Do young people know what they’re looking for when they want to work at a startup?
The reasoning seems to fall within a predictable range every time I ask:
The people at my current job don’t seem to care about what they’re doing. I want to be at a place where people truly believe in the product and its future.
I just feel like I’m a small cog in this big machine. I can leave and someone can take my place and nothing will change. I want to be at a place where I can make an impact.
What I hear is that these people want to feel special, be surrounded by people who make them feel special, and feel like they are building towards a greater future. In between the lines, these people want to make decisions and have unchallenged authority. And I think they’re wanting the wrong things.
To be clear, I don’t think these are wrong as if to say that these are character flaws. I think they’re natural and inherent desires, especially for people who excelled in structured environments and feel lost when the structure disappears.
I do think they’re the wrong reasons to join a startup, especially an early-stage one.
Sometimes, startup work is dirty and thankless. You will feel “lower on the totem pole” than you originally imagined. And even when people recognize you for taking the brunt of that menial and tiring workload, it won’t mean even close to what you had wanted.
Having authority is scary, because messing up is scary. If you’re suddenly put in a position of power within a startup and you’re not prepared, it’ll be a whole world of hurt before things feel meaningful.
A better career development step for people in their early to mid-20s is to look for safe environments embedded within whirlwind environments - places where you can learn to stay calm in crazy situations.
It is incredibly empowering to hear a leader say, “I’m not afraid of anything.” And as much as the naive young professionals may believe that they can confidently say the same, I know that most will crumble at the tiniest semblance of pressure.
Startups are valuable learning experiences because they are volatile. You either grow really fast, and you get to see how people, organizations, processes, product, etc. change as the company grows, or you crash and burn, and you get to see how mistakes and fundamental challenges arise and how these same people, organizations, processes, product, etc. react to them.
The worst is to have a startup that is just middling along. Growth that is fine, but not spectacular. Headcount change that goes up or down a constant amount every year, but in the grand scheme of things, the company looks the same today as it does two years ago.
You might as well be at a more established company with more certainty, better pay, and better management.
For the brave who decide to venture into startups, the growth comes from the crazy ride in either direction.
And if you’d like to thrive in that environment, you better know how to turn ambiguity into action, to decide thoughtfully, to focus on what matters, to uplevel the people around you and to absorb their strengths within you in turn.
When you have thousands of customers requesting new features, and all of them claim its urgent, how do you decide what to build first? What about building a rigorous and understandable approach to performance marketing when you don’t even know what a Facebook ad looks like because of your adblocker?

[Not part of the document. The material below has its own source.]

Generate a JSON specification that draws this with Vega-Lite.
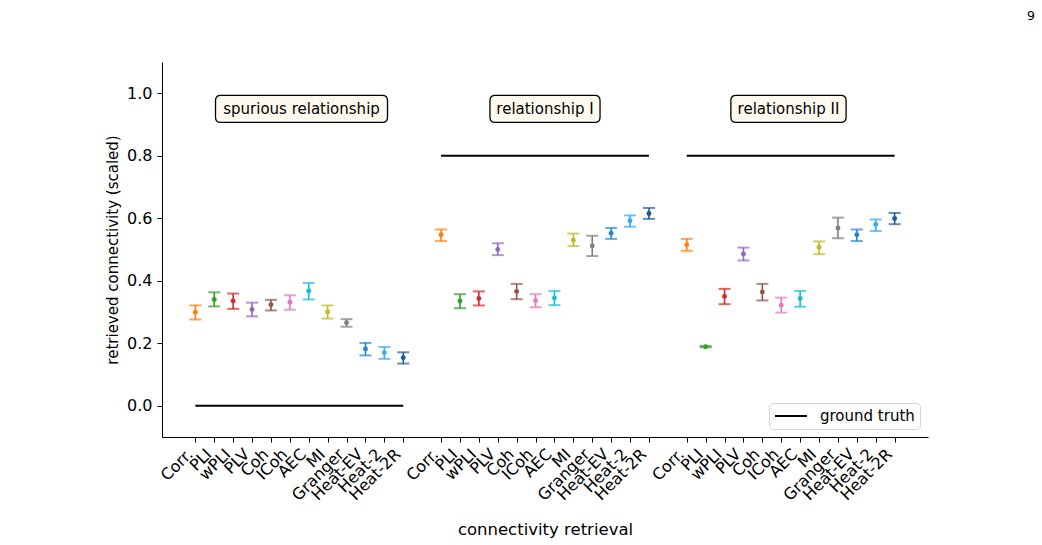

You need to know how to ride that crazy ride.
This is why I think consulting was the most fruitful option out of school that I had on the table.
Consulting, at least the way McKinsey did it, could make you feel like everything, including you, could blow up at any moment. In reality, things never did, or the impact of that explosion never reached you - there are so many layers of safety between you and that result.
But it taught you how to turn that feeling, which almost tastes like liquid fear, into momentum. You could invent your way forward because you had to, no matter how broken things seemed. As you progressed at your time there, you always found a path, no matter which project you were in. You never got trapped.
You can see how that’s a useful transformation to go through. It’s certainly not unique to consultants, though. I think you can reliably find these experiences in banking, private equity, and growth stage startups, too. For me, I’d say that joining Palantir in 2014/2015 (when I would have joined post-internship) would have been a fairly comparable experience.
In any case, I think joining an earlier stage startup sets you up for sub-standard performance if you don’t have this skill set. Worse, it’ll set you up to have bad habits looking forward. Panicking at new, confusing situations is really bad reaction to have.
If I could have my way, I’d strongly recommend to most recent grads that they carefully reflect on this - do they really have what it takes to thrive in chaos? If not, what move should they make to build that skill set?